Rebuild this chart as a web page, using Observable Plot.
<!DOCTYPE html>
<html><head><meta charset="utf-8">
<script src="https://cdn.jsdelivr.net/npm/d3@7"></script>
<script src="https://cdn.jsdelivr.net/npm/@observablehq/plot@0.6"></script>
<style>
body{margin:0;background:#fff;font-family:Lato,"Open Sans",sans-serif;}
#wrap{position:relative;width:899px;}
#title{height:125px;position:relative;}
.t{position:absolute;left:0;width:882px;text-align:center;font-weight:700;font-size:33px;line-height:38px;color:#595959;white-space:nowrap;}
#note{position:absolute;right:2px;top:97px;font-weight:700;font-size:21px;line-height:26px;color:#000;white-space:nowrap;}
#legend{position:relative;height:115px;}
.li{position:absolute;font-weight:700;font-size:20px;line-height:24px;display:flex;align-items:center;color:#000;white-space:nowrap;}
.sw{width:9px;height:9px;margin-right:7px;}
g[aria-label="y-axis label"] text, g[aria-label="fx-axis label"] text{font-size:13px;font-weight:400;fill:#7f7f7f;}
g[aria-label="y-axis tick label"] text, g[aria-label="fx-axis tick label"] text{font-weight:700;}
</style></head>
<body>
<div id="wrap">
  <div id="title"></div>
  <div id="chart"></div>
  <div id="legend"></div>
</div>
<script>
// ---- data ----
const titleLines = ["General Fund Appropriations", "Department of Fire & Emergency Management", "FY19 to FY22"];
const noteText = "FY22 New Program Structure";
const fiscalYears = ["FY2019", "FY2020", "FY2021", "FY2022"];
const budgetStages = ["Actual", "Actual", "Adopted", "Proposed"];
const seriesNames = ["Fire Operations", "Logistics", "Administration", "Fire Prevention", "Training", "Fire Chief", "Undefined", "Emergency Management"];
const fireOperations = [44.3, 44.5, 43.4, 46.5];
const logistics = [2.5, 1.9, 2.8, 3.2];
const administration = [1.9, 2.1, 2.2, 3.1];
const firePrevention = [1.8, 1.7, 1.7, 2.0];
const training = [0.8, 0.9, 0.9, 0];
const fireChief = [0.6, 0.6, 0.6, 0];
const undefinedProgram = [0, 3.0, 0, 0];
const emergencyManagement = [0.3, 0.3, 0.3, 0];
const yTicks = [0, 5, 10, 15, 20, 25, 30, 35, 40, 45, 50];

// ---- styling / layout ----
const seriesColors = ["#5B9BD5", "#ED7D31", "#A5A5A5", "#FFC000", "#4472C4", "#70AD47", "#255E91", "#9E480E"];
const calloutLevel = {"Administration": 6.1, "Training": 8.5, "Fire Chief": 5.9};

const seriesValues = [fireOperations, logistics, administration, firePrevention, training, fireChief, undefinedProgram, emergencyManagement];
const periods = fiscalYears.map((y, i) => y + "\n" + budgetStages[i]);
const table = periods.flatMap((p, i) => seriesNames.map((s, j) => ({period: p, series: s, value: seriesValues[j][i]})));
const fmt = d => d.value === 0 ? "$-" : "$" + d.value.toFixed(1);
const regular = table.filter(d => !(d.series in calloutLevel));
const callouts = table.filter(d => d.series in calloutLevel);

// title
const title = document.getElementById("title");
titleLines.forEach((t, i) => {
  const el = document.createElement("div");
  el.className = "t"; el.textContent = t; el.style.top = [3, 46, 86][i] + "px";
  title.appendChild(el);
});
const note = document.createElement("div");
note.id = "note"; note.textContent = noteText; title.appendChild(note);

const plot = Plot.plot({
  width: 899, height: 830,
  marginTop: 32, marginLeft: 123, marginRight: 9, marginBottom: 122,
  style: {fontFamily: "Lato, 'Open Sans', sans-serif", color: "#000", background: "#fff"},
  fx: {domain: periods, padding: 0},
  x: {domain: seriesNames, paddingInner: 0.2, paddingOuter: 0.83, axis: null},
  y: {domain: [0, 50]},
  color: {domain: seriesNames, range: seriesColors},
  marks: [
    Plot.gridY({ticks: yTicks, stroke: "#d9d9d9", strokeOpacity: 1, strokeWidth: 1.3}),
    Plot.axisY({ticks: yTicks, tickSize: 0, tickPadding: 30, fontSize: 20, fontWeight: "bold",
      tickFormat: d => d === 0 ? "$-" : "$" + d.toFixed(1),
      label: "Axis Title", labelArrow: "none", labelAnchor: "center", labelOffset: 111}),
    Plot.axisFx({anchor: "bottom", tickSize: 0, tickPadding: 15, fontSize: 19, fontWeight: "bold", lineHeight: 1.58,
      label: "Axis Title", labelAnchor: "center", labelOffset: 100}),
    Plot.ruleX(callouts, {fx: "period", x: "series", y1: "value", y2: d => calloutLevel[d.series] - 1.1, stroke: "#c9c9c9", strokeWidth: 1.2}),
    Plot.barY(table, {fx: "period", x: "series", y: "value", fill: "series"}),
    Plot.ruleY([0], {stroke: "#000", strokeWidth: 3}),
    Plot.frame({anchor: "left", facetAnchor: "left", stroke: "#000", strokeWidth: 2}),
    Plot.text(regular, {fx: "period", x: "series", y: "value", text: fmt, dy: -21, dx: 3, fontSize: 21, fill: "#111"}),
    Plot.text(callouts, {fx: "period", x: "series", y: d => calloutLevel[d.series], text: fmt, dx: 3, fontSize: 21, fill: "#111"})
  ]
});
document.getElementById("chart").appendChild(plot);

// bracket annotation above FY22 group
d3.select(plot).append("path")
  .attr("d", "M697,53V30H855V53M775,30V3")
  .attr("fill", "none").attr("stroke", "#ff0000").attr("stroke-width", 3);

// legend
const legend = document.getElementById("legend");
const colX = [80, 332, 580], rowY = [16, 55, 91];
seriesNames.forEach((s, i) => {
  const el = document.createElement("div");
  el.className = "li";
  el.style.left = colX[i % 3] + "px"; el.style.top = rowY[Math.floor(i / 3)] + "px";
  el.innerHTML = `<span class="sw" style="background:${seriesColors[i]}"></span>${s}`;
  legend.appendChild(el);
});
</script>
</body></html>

*SET PROBLEM*
Pull out all lines of the data with the string "chart".

*REPLY TO THE EXERCISE*
Rebuild this chart as a web page, using Observable Plot.
  <div id="chart"></div>
document.getElementById("chart").appendChild(plot);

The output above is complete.